A blog post by our radio data science team at Pulse Lab Kampala.
Keyword Spotter, Pulse Lab Kampala’s New Speech Recognition and Filtering Software
The year 2017 was an exciting one for many of us, and also for Pulse Lab Kampala! Not only did we have a lot of interesting projects going on, but we also developed the Keyword Spotter, Spock’s (our previous radio mining application) little brother so to say. This new toolkit is faster and the technology package is easier to use for new languages.
This was an important milestone for Pulse Lab Kampala’s Radio Content Analysis Tool, our most innovative application that allows mining of public radio conversations in Uganda. This information can then be used to inform polices or programmes, and/or identify misconceptions and information gaps that can be addressed through public sensitization initiatives.
How does it work? First Mission: Identifying Key Words
To train the keyword spotter in a new language, the first step is to collect what is called “training data.” Training data is used for the machine to learn a new language. We sat with our partners who wanted to use the tool to support their work. Together we identified about 30 keywords related to specific topics of interest, namely ‘health’ and ‘BTVET (Business, Technical, Vocational Education and Training)’. These keywords were then to be translated by mother tongue speakers and recorded as training data for the speech recognition tool. We estimated that at least 50 different voices were needed to obtain a diverse enough sample of keyword sound files and allow the machine to learn how to recognize the basic underlying sound pattern.
The plan for these recordings was quite simple and straightforward: travel hundreds of kilometers, meet 24+ different local people from each region, explain the tool to them, ask for their permission to record their voice, and record. However, during our first field mission we quickly realized that this was not as easy as it sounded.
First Mission: Not so Easy
We learned a number of important lessons from this first mission:
1.Translate all keywords in the local language first. People often translated the same English word differently, depending on their interpretation. The word “youths” for example, was sometimes translated as children (anzi nyri), sometimes as youth (ba ode), and sometimes as young males (karile). These different words evidently do not have the same basic sound patterns and would not provide us with proper training data. Providing a standard list with the keywords in Luganda and Acholi to be read out loud was the key for obtaining good training data.
2. Gaining trust is important. If people are not entirely sure about the intent of recording their voices, they can get suspicious. On one occasion, people suspected our staff of wanting to use the recordings for witchcraft.

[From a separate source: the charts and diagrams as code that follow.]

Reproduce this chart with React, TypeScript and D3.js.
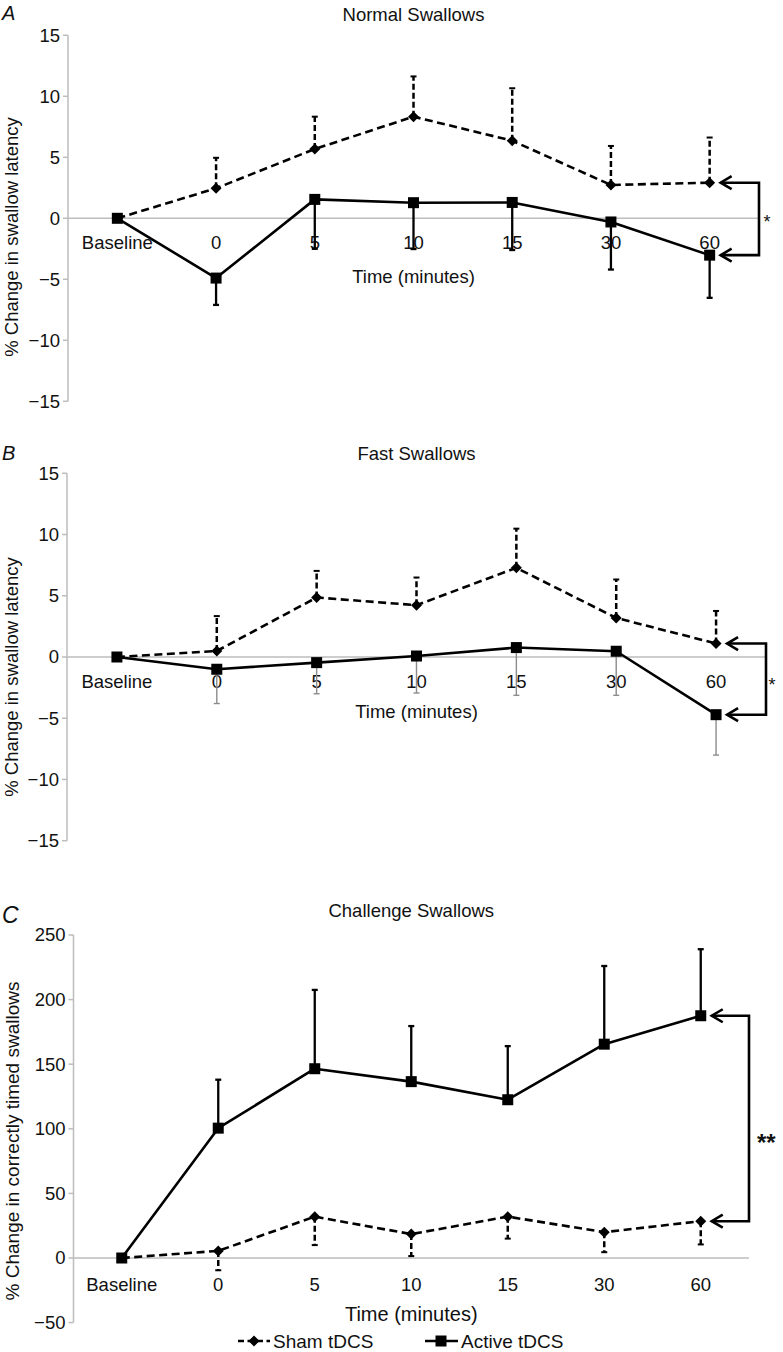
import React from 'react';
import * as d3 from 'd3';

const categories = ['Baseline', '0', '5', '10', '15', '30', '60'];

// Panel A – Normal swallows (% change in swallow latency)
const shamA = [0, 2.46, 5.68, 8.33, 6.36, 2.73, 2.92];
const shamAErr = [0, 2.5, 2.65, 3.3, 4.3, 3.2, 3.7];
const activeA = [0, -4.9, 1.55, 1.28, 1.3, -0.3, -3.02];
const activeAErr = [0, 2.2, 4.05, 3.8, 3.9, 3.9, 3.5];

// Panel B – Fast swallows
const shamB = [0, 0.49, 4.86, 4.23, 7.28, 3.19, 1.1];
const shamBErr = [0, 2.85, 2.17, 2.26, 3.2, 3.14, 2.66];
const activeB = [0, -1.0, -0.46, 0.08, 0.77, 0.47, -4.71];
const activeBErr = [0, 2.8, 2.54, 3.02, 3.9, 3.6, 3.3];

// Panel C – Challenge swallows (% change in correctly timed swallows)
const shamC = [0, 5.5, 32, 18.5, 32, 20, 28.5];
const shamCErr = [0, 15, 22, 17, 17, 15.5, 18];
const activeC = [0, 100.5, 146.5, 136.5, 122.5, 165.5, 187.5];
const activeCErr = [0, 37.5, 61, 43, 41.5, 60.5, 51.5];

const ticksLatency = [-15, -10, -5, 0, 5, 10, 15];
const ticksChallenge = [-50, 0, 50, 100, 150, 200, 250];

const legendLabels = ['Sham tDCS', 'Active tDCS'];

const FONT = '"Liberation Sans", Arial, Helvetica, sans-serif';
const AXIS_GREY = '#bdbdbd';

type Panel = {
  letter: string;
  title: string;
  yTitle: string;
  yDomain: [number, number];
  yRange: [number, number];
  xRange: [number, number];
  yTicks: number[];
  sham: number[];
  shamErr: number[];
  shamDir: number;
  active: number[];
  activeErr: number[];
  activeDir: number;
  activeErrGrey: boolean;
  letterY: number;
  letterSize: number;
  titleY: number;
  yTitlePos: [number, number];
  yTitleSize: number;
  catDy: number;
  xTitleDy: number;
  xTitleSize: number;
  sig: string;
  sigSize: number;
  sigBold: boolean;
  sigX: number;
  sigAnchor: string;
  sigDy: number;
};

const panels: Panel[] = [
  {
    letter: 'A', title: 'Normal Swallows', yTitle: '% Change in swallow latency',
    yDomain: [-15, 15], yRange: [401.3, 35.3], xRange: [68, 759], yTicks: ticksLatency,
    sham: shamA, shamErr: shamAErr, shamDir: 1, active: activeA, activeErr: activeAErr, activeDir: -1,
    activeErrGrey: false, letterY: 20, letterSize: 20, titleY: 21, yTitlePos: [12, 237], yTitleSize: 18.5,
    catDy: 31, xTitleDy: 65, xTitleSize: 18.5, sig: '*', sigSize: 18, sigBold: false, sigX: 767, sigAnchor: 'middle', sigDy: 9,
  },
  {
    letter: 'B', title: 'Fast Swallows', yTitle: '% Change in swallow latency',
    yDomain: [-15, 15], yRange: [840.7, 473.3], xRange: [67, 766], yTicks: ticksLatency,
    sham: shamB, shamErr: shamBErr, shamDir: 1, active: activeB, activeErr: activeBErr, activeDir: -1,
    activeErrGrey: true, letterY: 460, letterSize: 20, titleY: 459.5, yTitlePos: [12, 677], yTitleSize: 18.5,
    catDy: 31, xTitleDy: 61, xTitleSize: 18.5, sig: '*', sigSize: 18, sigBold: false, sigX: 772, sigAnchor: 'middle', sigDy: 12,
  },
  {
    letter: 'C', title: 'Challenge Swallows', yTitle: '% Change in correctly timed swallows',
    yDomain: [-50, 250], yRange: [1322.6, 935], xRange: [73.5, 749], yTicks: ticksChallenge,
    sham: shamC, shamErr: shamCErr, shamDir: -1, active: activeC, activeErr: activeCErr, activeDir: 1,
    activeErrGrey: false, letterY: 923, letterSize: 23, titleY: 917, yTitlePos: [12, 1141], yTitleSize: 19,
    catDy: 33, xTitleDy: 63, xTitleSize: 20, sig: '**', sigSize: 24, sigBold: true, sigX: 757, sigAnchor: 'start', sigDy: 33,
  },
];

const diamondPath = (cx: number, cy: number, r = 5.5) =>
  `M${cx},${cy - r}L${cx + r},${cy}L${cx},${cy + r}L${cx - r},${cy}Z`;

function PanelView({ p }: { p: Panel }) {
  const x = d3.scalePoint<string>().domain(categories).range(p.xRange).padding(0.5);
  const y = d3.scaleLinear().domain(p.yDomain).range(p.yRange);
  const fmt = d3.format('d');
  const x0 = p.xRange[0];
  const x1 = p.xRange[1];
  const midX = (x0 + x1) / 2;
  const line = d3.line<number>().x((_, i) => x(categories[i]) as number).y((d) => y(d));
  const y0 = y(0);

  const lastIdx = categories.length - 1;
  const lastX = x(categories[lastIdx]) as number;
  const ySham = y(p.sham[lastIdx]);
  const yAct = y(p.active[lastIdx]);
  const yTop = Math.min(ySham, yAct);
  const yBot = Math.max(ySham, yAct);
  const tip = lastX + 11;
  const ah = 11;
  const aw = 6.5;

  return (
    <g>
      <text x={2} y={p.letterY} fontSize={p.letterSize} fontStyle="italic" fontFamily={FONT} fill="#111">{p.letter}</text>
      <text x={midX} y={p.titleY} fontSize={18.5} textAnchor="middle" fontFamily={FONT} fill="#111">{p.title}</text>
      {/* y axis */}
      <line x1={x0} x2={x0} y1={p.yRange[1]} y2={p.yRange[0]} stroke={AXIS_GREY} strokeWidth={1.5} />
      {p.yTicks.map((t) => (
        <g key={t}>
          <line x1={x0 - 5} x2={x0} y1={y(t)} y2={y(t)} stroke={AXIS_GREY} strokeWidth={1.5} />
          <text x={x0 - 8} y={y(t)} dy="0.35em" fontSize={18.5} textAnchor="end" fontFamily={FONT} fill="#111">{fmt(t)}</text>
        </g>
      ))}
      {/* zero line */}
      <line x1={x0} x2={x1} y1={y0} y2={y0} stroke={AXIS_GREY} strokeWidth={1.5} />
      {categories.map((c) => (
        <text key={c} x={x(c)} y={y0 + p.catDy} fontSize={18.5} textAnchor="middle" fontFamily={FONT} fill="#111">{c}</text>
      ))}
      <text x={midX} y={y0 + p.xTitleDy} fontSize={p.xTitleSize} textAnchor="middle" fontFamily={FONT} fill="#111">Time (minutes)</text>
      <text transform={`translate(${p.yTitlePos[0]},${p.yTitlePos[1]}) rotate(-90)`} dy="0.35em" fontSize={p.yTitleSize} textAnchor="middle" fontFamily={FONT} fill="#111">{p.yTitle}</text>

      {/* error bars sham (dashed) */}
      {p.sham.map((v, i) => {
        if (p.shamErr[i] === 0) return null;
        const cx = x(categories[i]) as number;
        const end = y(v + p.shamDir * p.shamErr[i]);
        return (
          <g key={'se' + i}>
            <line x1={cx} x2={cx} y1={y(v)} y2={end} stroke="#000" strokeWidth={2.5} strokeDasharray="6,3" />
            <line x1={cx - 3} x2={cx + 3} y1={end} y2={end} stroke="#000" strokeWidth={2} />
          </g>
        );
      })}
      {/* error bars active */}
      {p.active.map((v, i) => {
        if (p.activeErr[i] === 0) return null;
        const cx = x(categories[i]) as number;
        const end = y(v + p.activeDir * p.activeErr[i]);
        const col = p.activeErrGrey ? '#8c8c8c' : '#000';
        const w = p.activeErrGrey ? 1.4 : 2.3;
        return (
          <g key={'ae' + i}>
            <line x1={cx} x2={cx} y1={y(v)} y2={end} stroke={col} strokeWidth={w} />
            <line x1={cx - 3} x2={cx + 3} y1={end} y2={end} stroke={col} strokeWidth={w} />
          </g>
        );
      })}

      {/* lines */}
      <path d={line(p.active) || ''} fill="none" stroke="#000" strokeWidth={2.6} strokeLinejoin="round" />
      <path d={line(p.sham) || ''} fill="none" stroke="#000" strokeWidth={2.6} strokeDasharray="8,4.5" />

      {/* markers */}
      {p.active.map((v, i) => {
        const cx = x(categories[i]) as number;
        return <rect key={'am' + i} x={cx - 5.5} y={y(v) - 5.5} width={11} height={11} fill="#000" />;
      })}
      {p.sham.map((v, i) => {
        if (i === 0) return null;
        const cx = x(categories[i]) as number;
        return <path key={'sm' + i} d={diamondPath(cx, y(v))} fill="#000" />;
      })}

      {/* significance bracket */}
      <path d={`M${tip},${yTop}H${x1}V${yBot}H${tip}`} fill="none" stroke="#000" strokeWidth={2.6} />
      <path d={`M${tip + ah},${yTop - aw}L${tip},${yTop}L${tip + ah},${yTop + aw}`} fill="none" stroke="#000" strokeWidth={2.6} />
      <path d={`M${tip + ah},${yBot - aw}L${tip},${yBot}L${tip + ah},${yBot + aw}`} fill="none" stroke="#000" strokeWidth={2.6} />
      <text x={p.sigX} y={(yTop + yBot) / 2 + p.sigDy} fontSize={p.sigSize} fontWeight={p.sigBold ? 'bold' : 'normal'} textAnchor={p.sigAnchor as any} fontFamily={FONT} fill="#111">{p.sig}</text>
    </g>
  );
}

function Legend() {
  const ly = 1341;
  return (
    <g>
      <line x1={238} x2={270} y1={ly} y2={ly} stroke="#000" strokeWidth={2.6} strokeDasharray="6,3.5" />
      <path d={diamondPath(254, ly)} fill="#000" />
      <text x={273} y={ly + 6.5} fontSize={19} fontFamily={FONT} fill="#111">{legendLabels[0]}</text>
      <line x1={425} x2={458} y1={ly} y2={ly} stroke="#000" strokeWidth={2.6} />
      <rect x={441 - 5.5} y={ly - 5.5} width={11} height={11} fill="#000" />
      <text x={461} y={ly + 6.5} fontSize={19} fontFamily={FONT} fill="#111">{legendLabels[1]}</text>
    </g>
  );
}

export default function App() {
  return (
    <svg
      width={783}
      height={1352}
      viewBox="0 0 783 1352"
      style={{ position: 'absolute', left: 0, top: 0, background: '#fff' }}
    >
      <rect x={0} y={0} width={783} height={1352} fill="#fff" />
      {panels.map((p) => (
        <PanelView key={p.letter} p={p} />
      ))}
      <Legend />
    </svg>
  );
}
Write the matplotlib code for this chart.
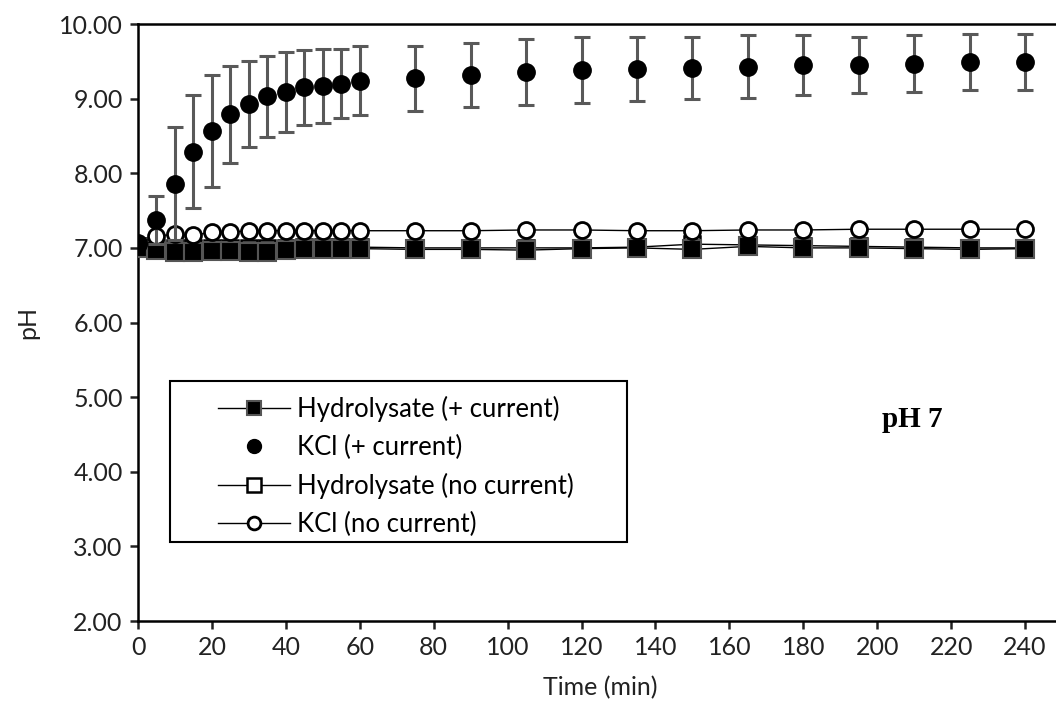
import matplotlib.pyplot as plt
from matplotlib.patches import Rectangle

# sampling times (min)
time = [0, 5, 10, 15, 20, 25, 30, 35, 40, 45, 50, 55, 60,
        75, 90, 105, 120, 135, 150, 165, 180, 195, 210, 225, 240]

# pH readings
hydro_current = [7.00, 6.97, 6.95, 6.95, 6.96, 6.96, 6.95, 6.95, 6.97, 6.99, 6.99, 6.99, 6.99,
                 6.98, 6.98, 6.97, 6.99, 7.00, 6.98, 7.02, 7.00, 7.00, 6.99, 6.98, 6.99]
kcl_current = [7.07, 7.37, 7.86, 8.29, 8.57, 8.79, 8.93, 9.03, 9.09, 9.15, 9.17, 9.20, 9.24,
               9.27, 9.32, 9.36, 9.38, 9.40, 9.41, 9.43, 9.45, 9.45, 9.47, 9.49, 9.49]
kcl_current_err = [0.00, 0.32, 0.76, 0.76, 0.75, 0.65, 0.58, 0.54, 0.54, 0.50, 0.49, 0.46, 0.46,
                   0.44, 0.43, 0.44, 0.44, 0.43, 0.42, 0.42, 0.40, 0.37, 0.38, 0.38, 0.38]
hydro_none = [7.02, 7.00, 7.00, 7.00, 7.00, 7.00, 7.00, 7.00, 7.00, 7.01, 7.01, 7.01, 7.01,
              7.00, 7.00, 7.00, 7.00, 7.01, 7.05, 7.04, 7.03, 7.02, 7.01, 7.00, 7.00]
kcl_none = [7.05, 7.16, 7.18, 7.17, 7.21, 7.21, 7.23, 7.23, 7.23, 7.23, 7.23, 7.23, 7.23,
            7.23, 7.23, 7.24, 7.24, 7.23, 7.23, 7.24, 7.24, 7.25, 7.25, 7.25, 7.25]

x_ticks = list(range(0, 241, 20))
y_ticks = [2, 3, 4, 5, 6, 7, 8, 9, 10]

plt.rcParams['font.family'] = ['Lato', 'DejaVu Sans']

fig = plt.figure(figsize=(10.56, 7.19), dpi=100)
ax = fig.add_axes([0.1307, 0.1363, 0.875, 0.8303])

h_none, = ax.plot(time, hydro_none, color='black', lw=1.0, marker='s', ms=12,
                  mfc='white', mec='black', mew=1.8, label='Hydrolysate (no current)', zorder=2)
h_cur, = ax.plot(time, hydro_current, color='black', lw=1.0, marker='s', ms=13,
                 mfc='black', mec='#555555', mew=1.5, label='Hydrolysate (+ current)', zorder=3)
k_none, = ax.plot(time, kcl_none, color='black', lw=1.0, marker='o', ms=11.5,
                  mfc='white', mec='black', mew=2.0, label='KCl (no current)', zorder=3)
k_cur = ax.errorbar(time, kcl_current, yerr=kcl_current_err, fmt='o', ms=12.5,
                    color='black', ecolor='#595959', elinewidth=2.2, capsize=6, capthick=2.2,
                    label='KCl (+ current)', zorder=4)

ax.set_xlim(0, 250)
ax.set_ylim(2, 10)
ax.set_xticks(x_ticks)
ax.set_yticks(y_ticks)
ax.set_yticklabels([f'{v:.2f}' for v in y_ticks])
ax.tick_params(labelsize=18, length=6, width=1.8, direction='out', colors='#222222', pad=5)
for s in ax.spines.values():
    s.set_linewidth(1.8)

ax.set_xlabel('Time (min)', fontsize=18, color='#222222', labelpad=12)
ax.set_ylabel('pH', fontsize=18, color='#222222', labelpad=14)

ax.text(0.838, 0.337, 'pH 7', transform=ax.transAxes, fontsize=21, fontweight='bold',
        family='Liberation Serif', ha='center', va='center')

# legend box drawn separately to match its wide frame
box = Rectangle((0.0346, 0.132), 0.495, 0.27, transform=ax.transAxes, fill=True,
                facecolor='white', edgecolor='black', lw=1.5, zorder=5)
ax.add_patch(box)
leg = ax.legend([h_cur, k_cur[0], h_none, k_none],
                ['Hydrolysate (+ current)', 'KCl (+ current)', 'Hydrolysate (no current)', 'KCl (no current)'],
                loc='upper left', bbox_to_anchor=(0.075, 0.394), frameon=False, fontsize=18.5,
                handlelength=2.8, handletextpad=0.3, labelspacing=0.5, borderaxespad=0,
                markerscale=0.8)
leg.set_zorder(6)

fig.savefig('out.png', dpi=100)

3. Find a good place to record. Although the towns we visited weren’t big, the streets can be quite busy with trucks and boda bodas (motorcycle taxis) rattling around. Although this is at times difficult, it is important to find quiet places for good quality sound recordings.
4. Ask people to utter the keywords as naturally as they can. People often tried to pronounce each keyword very slowly and carefully, in an attempt to sound clear enough. This is great when trying to learn a new language, but not useful when trying to train a machine to pick up sounds from natural conversations taking place on radio.
Second Mission: Building the Networks
Based on our first experience and these key lessons, we decided to adopt a different approach for our second mission. Together with the radio analysts, the team came up with an idea to use our networks and relations, to convey people’s trust and time to help us with the keyword recordings. One of our radio analysts, for example, had previously interned with a research association in the Rwenzori region, and still knew a number of people there. Because of the conection, people felt comfortable and agreed to help with the recordings. In turn, they also asked their friends and family to help us.
In the two weeks, spent equally in Arua and Fort Portal, the team was able to record the voices of more than twice the targeted number of people from different backgrounds and ages, men and women, boys and girls, and different pitches.
During our last mission, we found the voices of Ugandan people we were looking for. This gave us the basic training data to develop the first Lugbara and Rutoro language models. However, in data science and machine learning, more training data is almost always better. Encouraged by our success, we set the bar higher and aimed at collecting at least 75 speech training samples per keyword to make the tool more accurate and efficient. In our next blog, we will explain how we obtained them and how we improved our Keyword Spotter with additional training data gathered in a way that was never tried before. As the keyword spotter is becoming functional and used by our partners, together we get closer to informing policies for more effective service delivery in the health and education sectors of Uganda.